§ **TO DO**: From the entries that follow, list every line in which the string "Generate" appears.

§ **INPUT FOR THIS TASK**:
--------------------------------------------------

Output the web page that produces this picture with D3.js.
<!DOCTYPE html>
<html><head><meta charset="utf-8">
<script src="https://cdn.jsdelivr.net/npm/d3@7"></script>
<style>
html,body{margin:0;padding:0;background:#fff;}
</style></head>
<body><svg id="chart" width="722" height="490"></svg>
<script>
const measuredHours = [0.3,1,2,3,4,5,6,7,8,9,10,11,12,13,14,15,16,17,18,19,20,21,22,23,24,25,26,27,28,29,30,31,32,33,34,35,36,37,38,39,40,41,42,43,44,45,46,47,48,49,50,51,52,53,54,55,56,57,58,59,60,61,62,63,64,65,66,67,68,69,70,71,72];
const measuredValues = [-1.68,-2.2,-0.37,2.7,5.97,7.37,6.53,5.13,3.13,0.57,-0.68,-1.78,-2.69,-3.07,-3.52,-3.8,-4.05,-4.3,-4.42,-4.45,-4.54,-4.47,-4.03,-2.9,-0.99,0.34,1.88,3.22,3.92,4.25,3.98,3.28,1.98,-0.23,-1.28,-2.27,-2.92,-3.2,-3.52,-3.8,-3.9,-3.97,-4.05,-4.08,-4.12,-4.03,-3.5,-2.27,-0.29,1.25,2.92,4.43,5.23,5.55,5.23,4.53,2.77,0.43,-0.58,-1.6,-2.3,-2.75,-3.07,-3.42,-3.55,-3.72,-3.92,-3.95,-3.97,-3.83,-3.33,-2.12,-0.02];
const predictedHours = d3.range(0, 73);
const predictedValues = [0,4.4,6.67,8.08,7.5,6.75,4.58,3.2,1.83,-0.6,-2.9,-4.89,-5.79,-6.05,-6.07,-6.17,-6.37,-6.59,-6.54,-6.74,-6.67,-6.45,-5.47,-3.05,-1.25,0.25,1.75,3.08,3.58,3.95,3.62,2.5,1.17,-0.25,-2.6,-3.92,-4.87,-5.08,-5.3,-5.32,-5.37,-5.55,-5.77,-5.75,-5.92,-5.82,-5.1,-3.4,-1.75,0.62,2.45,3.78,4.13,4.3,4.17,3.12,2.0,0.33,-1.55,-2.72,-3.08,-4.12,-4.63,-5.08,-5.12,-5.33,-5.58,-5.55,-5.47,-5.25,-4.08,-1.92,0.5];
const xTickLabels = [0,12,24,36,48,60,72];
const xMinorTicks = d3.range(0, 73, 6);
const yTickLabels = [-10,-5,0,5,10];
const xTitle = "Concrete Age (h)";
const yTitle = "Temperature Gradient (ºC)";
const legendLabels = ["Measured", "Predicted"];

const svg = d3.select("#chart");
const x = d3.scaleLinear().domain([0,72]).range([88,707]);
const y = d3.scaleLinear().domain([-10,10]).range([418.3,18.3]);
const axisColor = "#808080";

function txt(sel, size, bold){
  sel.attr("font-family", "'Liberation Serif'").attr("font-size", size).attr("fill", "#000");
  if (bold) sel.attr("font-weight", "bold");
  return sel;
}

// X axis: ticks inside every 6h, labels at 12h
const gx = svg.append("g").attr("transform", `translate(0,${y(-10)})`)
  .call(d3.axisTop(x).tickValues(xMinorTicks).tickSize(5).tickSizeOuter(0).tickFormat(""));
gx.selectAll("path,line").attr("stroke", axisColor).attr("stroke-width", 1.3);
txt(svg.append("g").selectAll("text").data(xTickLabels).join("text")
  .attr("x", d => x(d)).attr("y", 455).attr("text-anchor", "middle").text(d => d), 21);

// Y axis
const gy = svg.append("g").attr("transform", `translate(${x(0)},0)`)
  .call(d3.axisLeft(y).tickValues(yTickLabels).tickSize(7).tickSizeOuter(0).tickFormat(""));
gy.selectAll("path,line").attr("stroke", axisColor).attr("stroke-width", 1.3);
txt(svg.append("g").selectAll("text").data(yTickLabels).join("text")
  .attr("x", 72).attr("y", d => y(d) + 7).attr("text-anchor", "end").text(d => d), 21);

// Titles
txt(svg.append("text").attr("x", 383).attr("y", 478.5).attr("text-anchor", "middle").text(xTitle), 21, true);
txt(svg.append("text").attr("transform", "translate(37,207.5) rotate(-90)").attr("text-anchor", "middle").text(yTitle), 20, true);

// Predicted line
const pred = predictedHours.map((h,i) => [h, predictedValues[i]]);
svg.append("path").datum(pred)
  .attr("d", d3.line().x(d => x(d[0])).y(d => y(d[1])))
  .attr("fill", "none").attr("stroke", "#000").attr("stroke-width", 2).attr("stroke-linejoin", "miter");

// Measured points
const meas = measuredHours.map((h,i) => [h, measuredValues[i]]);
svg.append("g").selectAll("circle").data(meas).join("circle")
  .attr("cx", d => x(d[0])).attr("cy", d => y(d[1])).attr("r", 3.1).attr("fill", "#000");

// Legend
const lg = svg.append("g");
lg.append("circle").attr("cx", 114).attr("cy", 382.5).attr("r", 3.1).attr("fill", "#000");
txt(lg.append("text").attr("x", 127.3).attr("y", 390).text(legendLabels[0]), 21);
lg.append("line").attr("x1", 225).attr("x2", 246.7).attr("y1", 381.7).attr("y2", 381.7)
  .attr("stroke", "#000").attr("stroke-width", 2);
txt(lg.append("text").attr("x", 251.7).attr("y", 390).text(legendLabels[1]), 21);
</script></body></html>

--------------------------------------------------

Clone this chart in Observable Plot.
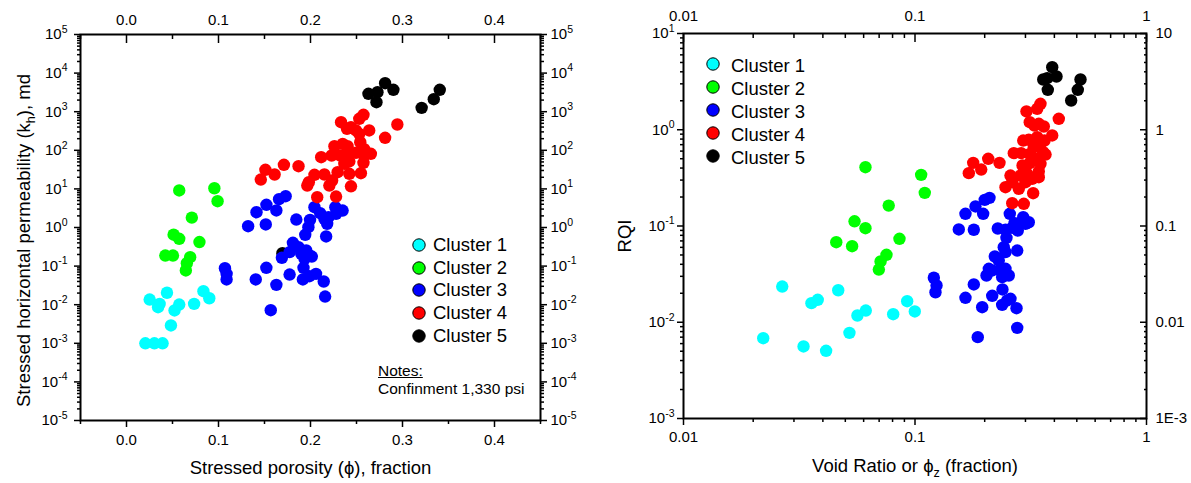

--------------------------------------------------

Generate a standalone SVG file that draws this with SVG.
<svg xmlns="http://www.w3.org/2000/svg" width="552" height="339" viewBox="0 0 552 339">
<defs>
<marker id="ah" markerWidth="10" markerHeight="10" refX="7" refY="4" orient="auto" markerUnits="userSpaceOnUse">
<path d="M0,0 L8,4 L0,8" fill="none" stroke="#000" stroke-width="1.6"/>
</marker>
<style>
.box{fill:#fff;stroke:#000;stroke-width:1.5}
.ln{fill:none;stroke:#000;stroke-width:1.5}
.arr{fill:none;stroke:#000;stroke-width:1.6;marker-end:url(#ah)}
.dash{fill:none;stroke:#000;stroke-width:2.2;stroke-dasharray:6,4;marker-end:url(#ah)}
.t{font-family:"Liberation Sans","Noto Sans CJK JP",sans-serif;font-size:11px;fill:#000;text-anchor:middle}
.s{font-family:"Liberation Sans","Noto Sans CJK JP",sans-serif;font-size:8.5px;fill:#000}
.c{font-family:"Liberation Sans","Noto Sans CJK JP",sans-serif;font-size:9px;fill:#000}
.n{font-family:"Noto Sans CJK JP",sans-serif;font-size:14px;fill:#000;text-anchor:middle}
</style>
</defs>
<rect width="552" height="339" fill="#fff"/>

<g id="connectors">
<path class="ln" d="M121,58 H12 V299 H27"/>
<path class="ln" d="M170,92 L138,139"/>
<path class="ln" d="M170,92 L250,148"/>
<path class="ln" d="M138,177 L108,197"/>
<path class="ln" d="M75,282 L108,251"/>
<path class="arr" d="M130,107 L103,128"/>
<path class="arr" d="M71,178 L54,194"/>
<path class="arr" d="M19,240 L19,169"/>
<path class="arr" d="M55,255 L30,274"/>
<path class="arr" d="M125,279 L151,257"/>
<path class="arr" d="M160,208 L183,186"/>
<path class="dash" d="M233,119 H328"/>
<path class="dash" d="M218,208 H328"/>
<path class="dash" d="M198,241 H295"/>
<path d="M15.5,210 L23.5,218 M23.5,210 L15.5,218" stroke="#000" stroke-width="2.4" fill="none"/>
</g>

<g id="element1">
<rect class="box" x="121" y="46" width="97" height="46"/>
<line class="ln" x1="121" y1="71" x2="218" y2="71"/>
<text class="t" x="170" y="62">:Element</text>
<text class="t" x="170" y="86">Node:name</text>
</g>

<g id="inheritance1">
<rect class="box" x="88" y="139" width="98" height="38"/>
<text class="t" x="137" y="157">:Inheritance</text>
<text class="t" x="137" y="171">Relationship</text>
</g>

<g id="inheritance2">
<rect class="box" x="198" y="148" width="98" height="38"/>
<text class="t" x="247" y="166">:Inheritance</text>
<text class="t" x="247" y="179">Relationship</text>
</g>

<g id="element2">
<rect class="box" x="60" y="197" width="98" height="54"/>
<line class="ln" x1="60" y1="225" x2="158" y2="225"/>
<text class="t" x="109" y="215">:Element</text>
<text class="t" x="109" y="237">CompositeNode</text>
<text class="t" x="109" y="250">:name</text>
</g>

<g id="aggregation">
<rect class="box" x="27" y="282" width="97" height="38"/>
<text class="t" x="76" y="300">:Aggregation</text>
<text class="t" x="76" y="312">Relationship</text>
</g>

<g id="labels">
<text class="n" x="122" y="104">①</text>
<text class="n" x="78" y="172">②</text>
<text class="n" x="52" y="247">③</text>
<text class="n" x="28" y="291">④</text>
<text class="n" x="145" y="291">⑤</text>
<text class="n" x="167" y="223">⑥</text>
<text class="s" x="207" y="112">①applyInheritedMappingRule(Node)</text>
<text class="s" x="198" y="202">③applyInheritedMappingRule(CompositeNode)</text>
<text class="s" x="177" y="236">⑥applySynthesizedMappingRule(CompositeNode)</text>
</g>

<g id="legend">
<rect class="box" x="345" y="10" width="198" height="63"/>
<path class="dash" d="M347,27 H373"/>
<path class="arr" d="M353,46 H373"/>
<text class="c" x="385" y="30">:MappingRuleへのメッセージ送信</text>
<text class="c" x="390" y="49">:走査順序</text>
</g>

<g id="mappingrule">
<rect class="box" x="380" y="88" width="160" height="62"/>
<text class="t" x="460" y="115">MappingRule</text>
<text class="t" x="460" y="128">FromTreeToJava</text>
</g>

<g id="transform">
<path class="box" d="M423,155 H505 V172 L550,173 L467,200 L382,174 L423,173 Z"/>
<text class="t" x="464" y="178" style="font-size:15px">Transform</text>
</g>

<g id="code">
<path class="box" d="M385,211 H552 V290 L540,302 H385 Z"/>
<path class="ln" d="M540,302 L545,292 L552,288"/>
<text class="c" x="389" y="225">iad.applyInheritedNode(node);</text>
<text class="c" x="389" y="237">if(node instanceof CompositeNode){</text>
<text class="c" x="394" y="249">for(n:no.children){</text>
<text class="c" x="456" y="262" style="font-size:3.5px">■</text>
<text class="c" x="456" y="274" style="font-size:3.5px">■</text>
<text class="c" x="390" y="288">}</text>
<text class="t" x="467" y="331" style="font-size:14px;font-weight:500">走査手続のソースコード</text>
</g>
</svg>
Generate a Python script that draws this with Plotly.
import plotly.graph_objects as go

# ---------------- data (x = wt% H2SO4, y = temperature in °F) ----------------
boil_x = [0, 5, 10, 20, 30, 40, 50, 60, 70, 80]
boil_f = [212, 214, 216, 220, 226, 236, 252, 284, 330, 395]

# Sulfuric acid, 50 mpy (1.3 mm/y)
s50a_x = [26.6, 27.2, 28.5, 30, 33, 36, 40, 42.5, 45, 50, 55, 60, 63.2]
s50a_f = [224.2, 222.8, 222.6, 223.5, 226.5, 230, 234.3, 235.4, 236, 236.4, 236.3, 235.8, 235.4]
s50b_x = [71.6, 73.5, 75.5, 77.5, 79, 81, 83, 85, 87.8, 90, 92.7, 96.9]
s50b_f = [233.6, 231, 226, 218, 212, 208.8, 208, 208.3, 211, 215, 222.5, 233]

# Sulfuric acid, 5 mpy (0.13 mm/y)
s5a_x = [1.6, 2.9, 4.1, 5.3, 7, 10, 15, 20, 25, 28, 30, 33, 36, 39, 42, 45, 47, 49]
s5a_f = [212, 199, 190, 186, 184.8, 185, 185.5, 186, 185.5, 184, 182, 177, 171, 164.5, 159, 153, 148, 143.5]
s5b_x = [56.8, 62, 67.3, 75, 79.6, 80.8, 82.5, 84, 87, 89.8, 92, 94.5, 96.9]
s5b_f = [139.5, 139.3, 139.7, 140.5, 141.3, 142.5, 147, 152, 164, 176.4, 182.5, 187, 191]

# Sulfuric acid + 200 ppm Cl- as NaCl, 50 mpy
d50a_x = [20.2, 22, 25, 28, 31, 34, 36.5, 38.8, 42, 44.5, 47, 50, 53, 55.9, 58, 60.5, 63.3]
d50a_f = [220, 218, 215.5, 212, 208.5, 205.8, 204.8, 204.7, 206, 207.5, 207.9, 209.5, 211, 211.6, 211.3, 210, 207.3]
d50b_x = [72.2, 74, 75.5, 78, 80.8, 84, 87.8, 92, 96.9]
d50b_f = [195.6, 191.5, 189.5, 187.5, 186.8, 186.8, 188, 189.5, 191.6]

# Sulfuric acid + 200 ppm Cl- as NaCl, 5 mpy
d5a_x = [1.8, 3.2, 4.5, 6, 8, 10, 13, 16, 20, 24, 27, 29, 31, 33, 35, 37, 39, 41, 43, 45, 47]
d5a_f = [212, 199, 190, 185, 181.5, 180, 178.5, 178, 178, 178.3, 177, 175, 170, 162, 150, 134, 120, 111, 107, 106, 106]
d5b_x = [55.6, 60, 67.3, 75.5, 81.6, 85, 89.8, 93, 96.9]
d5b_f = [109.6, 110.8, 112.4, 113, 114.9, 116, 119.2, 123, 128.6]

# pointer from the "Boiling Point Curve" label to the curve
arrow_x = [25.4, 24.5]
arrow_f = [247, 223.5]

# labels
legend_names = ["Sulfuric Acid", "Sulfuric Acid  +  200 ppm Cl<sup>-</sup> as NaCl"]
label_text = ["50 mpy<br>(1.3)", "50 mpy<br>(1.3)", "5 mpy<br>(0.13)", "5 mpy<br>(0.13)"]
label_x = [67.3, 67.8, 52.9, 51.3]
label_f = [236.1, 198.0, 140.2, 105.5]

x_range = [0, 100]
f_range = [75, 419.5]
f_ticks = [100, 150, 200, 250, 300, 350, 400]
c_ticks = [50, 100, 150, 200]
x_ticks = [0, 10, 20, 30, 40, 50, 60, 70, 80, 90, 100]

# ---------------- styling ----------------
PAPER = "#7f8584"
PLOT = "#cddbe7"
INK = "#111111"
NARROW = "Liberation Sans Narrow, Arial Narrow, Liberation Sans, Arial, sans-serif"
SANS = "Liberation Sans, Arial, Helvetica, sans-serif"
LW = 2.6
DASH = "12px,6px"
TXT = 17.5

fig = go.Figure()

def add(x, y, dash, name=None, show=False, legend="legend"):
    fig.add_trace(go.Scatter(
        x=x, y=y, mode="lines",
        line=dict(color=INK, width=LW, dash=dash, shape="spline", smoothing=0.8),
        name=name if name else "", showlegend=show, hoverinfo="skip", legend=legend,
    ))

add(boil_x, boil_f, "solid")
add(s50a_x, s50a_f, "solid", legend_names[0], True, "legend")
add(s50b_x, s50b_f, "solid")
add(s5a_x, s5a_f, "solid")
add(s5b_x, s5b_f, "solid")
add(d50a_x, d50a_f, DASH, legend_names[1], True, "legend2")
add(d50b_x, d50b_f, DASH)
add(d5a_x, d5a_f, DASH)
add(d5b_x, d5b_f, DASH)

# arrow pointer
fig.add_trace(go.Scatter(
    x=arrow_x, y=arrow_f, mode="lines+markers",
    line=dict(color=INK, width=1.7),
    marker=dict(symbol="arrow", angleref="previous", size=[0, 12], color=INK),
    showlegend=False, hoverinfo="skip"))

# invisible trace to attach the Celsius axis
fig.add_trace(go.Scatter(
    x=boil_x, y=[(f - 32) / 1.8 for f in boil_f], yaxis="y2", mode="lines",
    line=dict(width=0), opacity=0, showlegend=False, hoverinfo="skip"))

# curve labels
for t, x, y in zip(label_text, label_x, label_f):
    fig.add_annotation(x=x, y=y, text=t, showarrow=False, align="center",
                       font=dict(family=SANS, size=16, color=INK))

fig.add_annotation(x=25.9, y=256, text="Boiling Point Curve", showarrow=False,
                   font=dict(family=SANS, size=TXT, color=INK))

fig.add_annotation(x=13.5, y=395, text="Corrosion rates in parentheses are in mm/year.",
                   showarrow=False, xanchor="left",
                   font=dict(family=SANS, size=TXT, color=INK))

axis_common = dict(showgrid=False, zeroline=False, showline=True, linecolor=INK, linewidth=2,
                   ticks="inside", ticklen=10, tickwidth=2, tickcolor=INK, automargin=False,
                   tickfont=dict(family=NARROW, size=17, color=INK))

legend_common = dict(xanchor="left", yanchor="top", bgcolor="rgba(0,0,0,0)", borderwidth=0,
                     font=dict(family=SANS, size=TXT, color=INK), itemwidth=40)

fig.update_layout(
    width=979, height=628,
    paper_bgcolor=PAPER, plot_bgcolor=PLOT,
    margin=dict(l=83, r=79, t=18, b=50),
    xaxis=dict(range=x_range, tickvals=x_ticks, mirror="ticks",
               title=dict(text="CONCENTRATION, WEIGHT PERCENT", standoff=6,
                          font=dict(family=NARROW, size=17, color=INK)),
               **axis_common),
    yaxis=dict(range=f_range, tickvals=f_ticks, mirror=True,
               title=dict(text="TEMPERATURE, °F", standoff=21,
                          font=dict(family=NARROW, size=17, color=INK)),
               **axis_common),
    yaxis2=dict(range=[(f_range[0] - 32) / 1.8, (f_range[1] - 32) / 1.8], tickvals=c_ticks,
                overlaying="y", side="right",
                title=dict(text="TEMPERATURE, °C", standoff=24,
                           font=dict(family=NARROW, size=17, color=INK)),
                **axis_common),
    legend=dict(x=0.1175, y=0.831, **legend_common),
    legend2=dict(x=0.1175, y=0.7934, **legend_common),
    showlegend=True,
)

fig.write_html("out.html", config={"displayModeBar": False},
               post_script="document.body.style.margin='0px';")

--------------------------------------------------

§ **THE ANSWER**:
Generate a standalone SVG file that draws this with SVG.
Generate a Python script that draws this with Plotly.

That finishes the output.